What you need to do. Look at the data below and print exactly the lines from its first line through the line with "0.03, 0.035, 0.04]"; the pictures stay out of the copy.

Information provided.
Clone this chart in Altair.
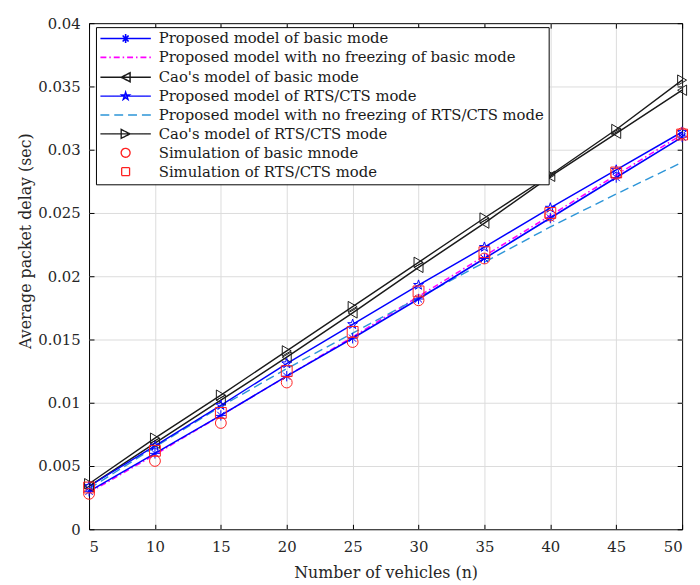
import json
import altair as alt
import pandas as pd

# ---------------- data ----------------
n_vehicles = [5, 10, 15, 20, 25, 30, 35, 40, 45, 50]

series_names = [
    "Proposed model of basic mode",
    "Proposed model with no freezing of basic mode",
    "Cao's model of basic mode",
    "Proposed model of RTS/CTS mode",
    "Proposed model with no freezing of RTS/CTS mode",
    "Cao's model of RTS/CTS mode",
    "Simulation of basic mnode",
    "Simulation of RTS/CTS mode",
]

proposed_basic = [0.0030, 0.0060, 0.0090, 0.0121, 0.0151, 0.0182, 0.0214, 0.0246, 0.0278, 0.0310]
nofreeze_basic = [0.0029, 0.0059, 0.0090, 0.0121, 0.0152, 0.0184, 0.0216, 0.0248, 0.0280, 0.0312]
cao_basic = [0.0034, 0.0068, 0.0102, 0.0136, 0.0171, 0.0207, 0.0242, 0.0279, 0.0313, 0.0347]
proposed_rts = [0.0034, 0.0066, 0.0098, 0.0131, 0.0162, 0.0193, 0.0223, 0.0254, 0.0284, 0.0314]
nofreeze_rts = [0.0032, 0.0065, 0.0097, 0.0127, 0.0155, 0.0183, 0.0211, 0.0239, 0.0265, 0.0290]
cao_rts = [0.0036, 0.0072, 0.0106, 0.0141, 0.0176, 0.0211, 0.0246, 0.0280, 0.0316, 0.0355]
sim_basic = [0.0028, 0.0054, 0.0084, 0.0116, 0.0148, 0.0181, 0.0214, 0.0248, 0.0281, 0.0313]
sim_rts = [0.0033, 0.0062, 0.0092, 0.0125, 0.0156, 0.0188, 0.0219, 0.0250, 0.0282, 0.0312]

series_values = [proposed_basic, nofreeze_basic, cao_basic, proposed_rts,
                 nofreeze_rts, cao_rts, sim_basic, sim_rts]

x_ticks = [5, 10, 15, 20, 25, 30, 35, 40, 45, 50]
y_ticks = [0, 0.005, 0.01, 0.015, 0.02, 0.025, 0.03, 0.035, 0.04]

# ---------------- styles ----------------
colors = ["#0000ff", "#ff00ff", "#1a1a1a", "#0000ff", "#2d95d8", "#1a1a1a", "#ff2020", "#ff2020"]
line_widths = [1.6, 1.3, 1.0, 1.6, 1.3, 1.0, 1.0, 1.0]

asterisk = "M0,-1V1M-1,0H1M-0.7,-0.7L0.7,0.7M-0.7,0.7L0.7,-0.7"
star = ("M0,-1L0.225,-0.309L0.951,-0.309L0.363,0.118L0.588,0.809L0,0.382"
        "L-0.588,0.809L-0.363,0.118L-0.951,-0.309L-0.225,-0.309Z")

rows = []
for name, vals in zip(series_names, series_values):
    for n, v in zip(n_vehicles, vals):
        rows.append({"n": n, "series": name, "delay": v})
df = pd.DataFrame(rows)

solid_series = [series_names[0], series_names[2], series_names[3], series_names[5]]
dashed_series = [series_names[1], series_names[4]]
model_marker_series = [series_names[0], series_names[2], series_names[3], series_names[5]]
sim_series = [series_names[6], series_names[7]]

marker_domain = model_marker_series + sim_series
marker_range = [asterisk, "triangle-left", star, "triangle-right", "circle", "square"]

# legend symbols (units of 5 px, symbolSize = 100)
L = "M-5.1,0H5.1"
legend_paths = [
    L + "M0,-0.9V0.9M-0.6,-0.6L0.6,0.6M-0.6,0.6L0.6,-0.6",
    L,
    L + "M-0.9,0L0.9,-0.9L0.9,0.9Z",
    L + "M0,-0.8L0.18,-0.25L0.76,-0.25L0.29,0.09L0.47,0.65L0,0.31L-0.47,0.65L-0.29,0.09L-0.76,-0.25L-0.18,-0.25Z",
    L,
    L + "M0.9,0L-0.9,-0.9L-0.9,0.9Z",
    "M0.9,0A0.9,0.9,0,1,1,-0.9,0A0.9,0.9,0,1,1,0.9,0Z",
    "M-0.8,-0.8H0.8V0.8H-0.8Z",
]
legend_dash = [[1, 0], [6, 3, 1.5, 3], [1, 0], [1, 0], [9, 5], [1, 0], [1, 0], [1, 0]]
idx = f"indexof({json.dumps(series_names)}, datum.value)"

legend = alt.Legend(
    title=None, orient="none", legendX=7, legendY=4,
    strokeColor="black", fillColor="white", padding=4,
    symbolSize=100, symbolStrokeWidth=1.4, symbolOffset=18.5, labelOffset=26,
    symbolType=alt.ExprRef(expr=f"{json.dumps(legend_paths)}[{idx}]"),
    symbolDash=alt.ExprRef(expr=f"{json.dumps(legend_dash)}[{idx}]"),
    symbolFillColor="transparent",
    rowPadding=3.1, labelFont="DejaVu Serif", labelFontSize=15, labelColor="#1a1a1a",
    labelLimit=1000,
)

xscale = alt.Scale(domain=[5, 50], nice=False, zero=False)
yscale = alt.Scale(domain=[0, 0.04], nice=False)
color_scale = alt.Scale(domain=series_names, range=colors)
width_scale = alt.Scale(domain=series_names, range=line_widths)
color_enc = alt.Color("series:N", scale=color_scale, legend=legend)

base = alt.Chart(df)

# grid layer: dashed model curves
dashed = base.transform_filter(
    alt.FieldOneOfPredicate(field="series", oneOf=dashed_series)
).mark_line().encode(
    x=alt.X("n:Q", scale=xscale, axis=alt.Axis(
        orient="bottom", values=x_ticks[1:-1], grid=True, ticks=False, labels=False,
        domain=False, title=None, gridColor="#dcdcdc", gridWidth=1)),
    y=alt.Y("delay:Q", scale=yscale, axis=alt.Axis(
        orient="left", values=y_ticks[1:-1], grid=True, ticks=False, labels=False,
        domain=False, title=None, gridColor="#dcdcdc", gridWidth=1)),
    color=color_enc,
    strokeWidth=alt.StrokeWidth("series:N", scale=width_scale, legend=None),
    strokeDash=alt.StrokeDash("series:N", scale=alt.Scale(
        domain=dashed_series, range=[[6, 3, 1.5, 3], [9, 5]]), legend=None),
)

# label layer: solid model curves
solid = base.transform_filter(
    alt.FieldOneOfPredicate(field="series", oneOf=solid_series)
).mark_line().encode(
    x=alt.X("n:Q", scale=xscale, axis=alt.Axis(
        orient="bottom", values=x_ticks, grid=False, ticks=False, domain=False,
        title="Number of vehicles (n)", labelPadding=10, titlePadding=11)),
    y=alt.Y("delay:Q", scale=yscale, axis=alt.Axis(
        orient="left", values=y_ticks, format="~g", grid=False, ticks=False,
        domain=False, title="Average packet delay (sec)", labelPadding=9,
        titlePadding=4, titleY=220)),
    color=color_enc,
    strokeWidth=alt.StrokeWidth("series:N", scale=width_scale, legend=None),
)

# model markers, carrying inward ticks bottom / left
model_pts = base.transform_filter(
    alt.FieldOneOfPredicate(field="series", oneOf=model_marker_series)
).mark_point(filled=False, strokeWidth=1, size=110, opacity=1).encode(
    x=alt.X("n:Q", scale=xscale, axis=alt.Axis(
        orient="bottom", values=x_ticks, grid=False, ticks=True, tickSize=5,
        tickColor="black", labels=False, domain=False, title=None, offset=-5)),
    y=alt.Y("delay:Q", scale=yscale, axis=alt.Axis(
        orient="left", values=y_ticks, grid=False, ticks=True, tickSize=5,
        tickColor="black", labels=False, domain=False, title=None, offset=-5)),
    color=color_enc,
    shape=alt.Shape("series:N", scale=alt.Scale(domain=marker_domain, range=marker_range),
                    legend=None),
)

# simulation markers, carrying inward ticks top / right
sim_pts = base.transform_filter(
    alt.FieldOneOfPredicate(field="series", oneOf=sim_series)
).mark_point(filled=False, strokeWidth=1, size=120, opacity=1).encode(
    x=alt.X("n:Q", scale=xscale, axis=alt.Axis(
        orient="top", values=x_ticks, grid=False, ticks=True, tickSize=5,
        tickColor="black", labels=False, domain=False, title=None, offset=-5)),
    y=alt.Y("delay:Q", scale=yscale, axis=alt.Axis(
        orient="right", values=y_ticks, grid=False, ticks=True, tickSize=5,
        tickColor="black", labels=False, domain=False, title=None, offset=-5)),
    color=color_enc,
    shape=alt.Shape("series:N", scale=alt.Scale(domain=marker_domain, range=marker_range),
                    legend=None),
)

chart = alt.layer(dashed, solid, model_pts, sim_pts).resolve_axis(
    x="independent", y="independent"
).properties(
    width=600, height=512,
    autosize=alt.AutoSizeParams(type="none"),
    padding={"left": 82, "top": 12, "right": 10, "bottom": 52},
    background="white",
).configure_view(
    stroke="black", strokeWidth=1, fill="white"
).configure_axis(
    labelFont="DejaVu Serif", labelFontSize=15, labelColor="#262626",
    titleFont="DejaVu Serif", titleFontSize=16, titleFontWeight="normal",
    titleColor="#262626",
)

chart.save("out.html", embed_options={"renderer": "svg", "actions": False})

Solution to this exercise.
Clone this chart in Altair.
import json
import altair as alt
import pandas as pd

# ---------------- data ----------------
n_vehicles = [5, 10, 15, 20, 25, 30, 35, 40, 45, 50]

series_names = [
    "Proposed model of basic mode",
    "Proposed model with no freezing of basic mode",
    "Cao's model of basic mode",
    "Proposed model of RTS/CTS mode",
    "Proposed model with no freezing of RTS/CTS mode",
    "Cao's model of RTS/CTS mode",
    "Simulation of basic mnode",
    "Simulation of RTS/CTS mode",
]

proposed_basic = [0.0030, 0.0060, 0.0090, 0.0121, 0.0151, 0.0182, 0.0214, 0.0246, 0.0278, 0.0310]
nofreeze_basic = [0.0029, 0.0059, 0.0090, 0.0121, 0.0152, 0.0184, 0.0216, 0.0248, 0.0280, 0.0312]
cao_basic = [0.0034, 0.0068, 0.0102, 0.0136, 0.0171, 0.0207, 0.0242, 0.0279, 0.0313, 0.0347]
proposed_rts = [0.0034, 0.0066, 0.0098, 0.0131, 0.0162, 0.0193, 0.0223, 0.0254, 0.0284, 0.0314]
nofreeze_rts = [0.0032, 0.0065, 0.0097, 0.0127, 0.0155, 0.0183, 0.0211, 0.0239, 0.0265, 0.0290]
cao_rts = [0.0036, 0.0072, 0.0106, 0.0141, 0.0176, 0.0211, 0.0246, 0.0280, 0.0316, 0.0355]
sim_basic = [0.0028, 0.0054, 0.0084, 0.0116, 0.0148, 0.0181, 0.0214, 0.0248, 0.0281, 0.0313]
sim_rts = [0.0033, 0.0062, 0.0092, 0.0125, 0.0156, 0.0188, 0.0219, 0.0250, 0.0282, 0.0312]

series_values = [proposed_basic, nofreeze_basic, cao_basic, proposed_rts,
                 nofreeze_rts, cao_rts, sim_basic, sim_rts]

x_ticks = [5, 10, 15, 20, 25, 30, 35, 40, 45, 50]
y_ticks = [0, 0.005, 0.01, 0.015, 0.02, 0.025, 0.03, 0.035, 0.04]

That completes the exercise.